Using a robot arm to create 2D icing patterns on cakes.
The goal of this project is to design and implement an autonomous cake-decorating robotic system capable of applying icing patterns accurately and consistently without human intervention. The system uses a 6-DOF UR7e robotic arm equipped with a custom syringe-based icing end effector, along with an overhead vision system to detect cake geometry and generate corresponding 2D decoration trajectories. By combining perception, planning, and precise actuation, the robot is able to adapt its motion to different cake sizes and shapes while maintaining smooth and controlled icing flow.
Creating a system that senses and decorates different types of cake requires combining multiple subsystems into a single pipeline, and that complexity is what makes this such an interesting problem to solve. To achieve end-to-end functionality, we needed to solve problems in computer vision (detecting cake boundaries and extracting clean outlines), trajectory planning (generating smooth, continuous 2D paths that respect robot kinematics), and robot control (coordinating arm motion with consistent icing extrusion). Additionally, the system must handle real-world imperfections such as camera noise, alignment errors, and variations in icing behavior, making robustness and calibration important components of the design.
The techniques developed in this project extend beyond cake decoration and can be applied to various real-world robotic tasks involving precise surface interaction. Similar perception-to-motion pipelines can be used in food automation, robotic painting or printing, additive manufacturing, surgical robotics, and automated dispensing systems. More broadly, this project demonstrates how vision-guided robotic arms can adapt motion plans to unknown geometries, a capability that is essential for flexible manufacturing and service robotics.
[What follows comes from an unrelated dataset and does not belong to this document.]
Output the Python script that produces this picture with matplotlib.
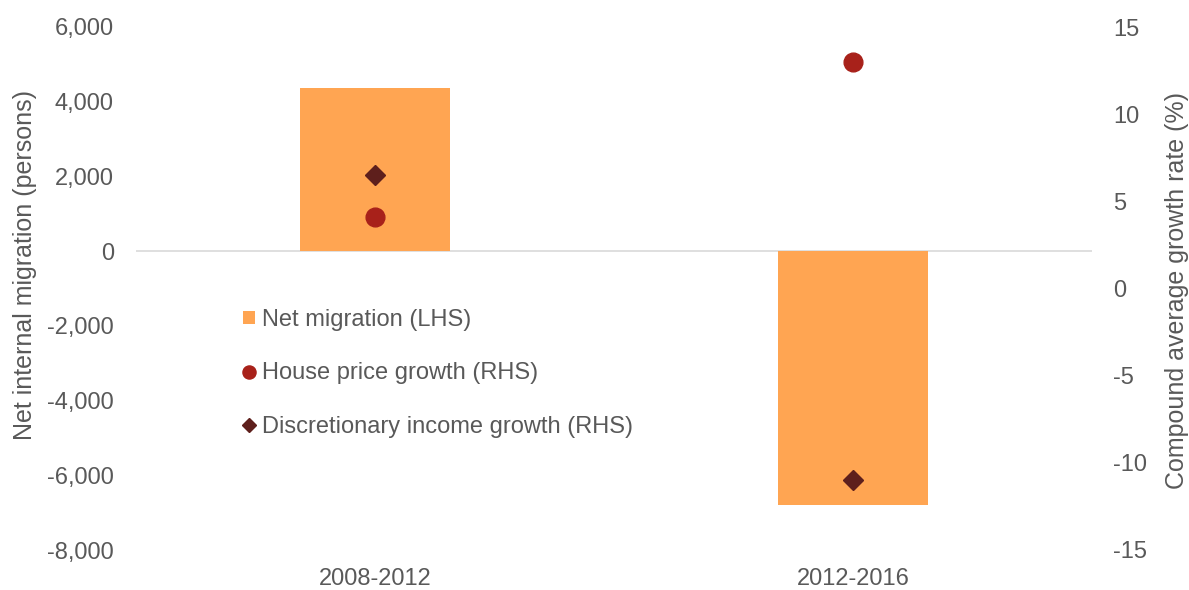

We used a RealSense D435i stereo camera to determine the shape of the "cake" being decorated, its center, and various points around its perimeter. Later versions of the project also determined the height of the cake using stereo depth sensing.
Based on the shape category identified, the system identifies one of several parameterized line function designs to trace out on the top of the cake. From there, it compiles a list of points based on the cake's position and size for the arm to follow, creating a trajectory that draws out the desired artwork.
Once the trajectory for the arm is set, the custom end-effector syringe attachment travels to the starting point on the list. From there, it begins closing the gripper to dispense icing while tracing over each way-point, resulting in a picture-perfect cake topping design!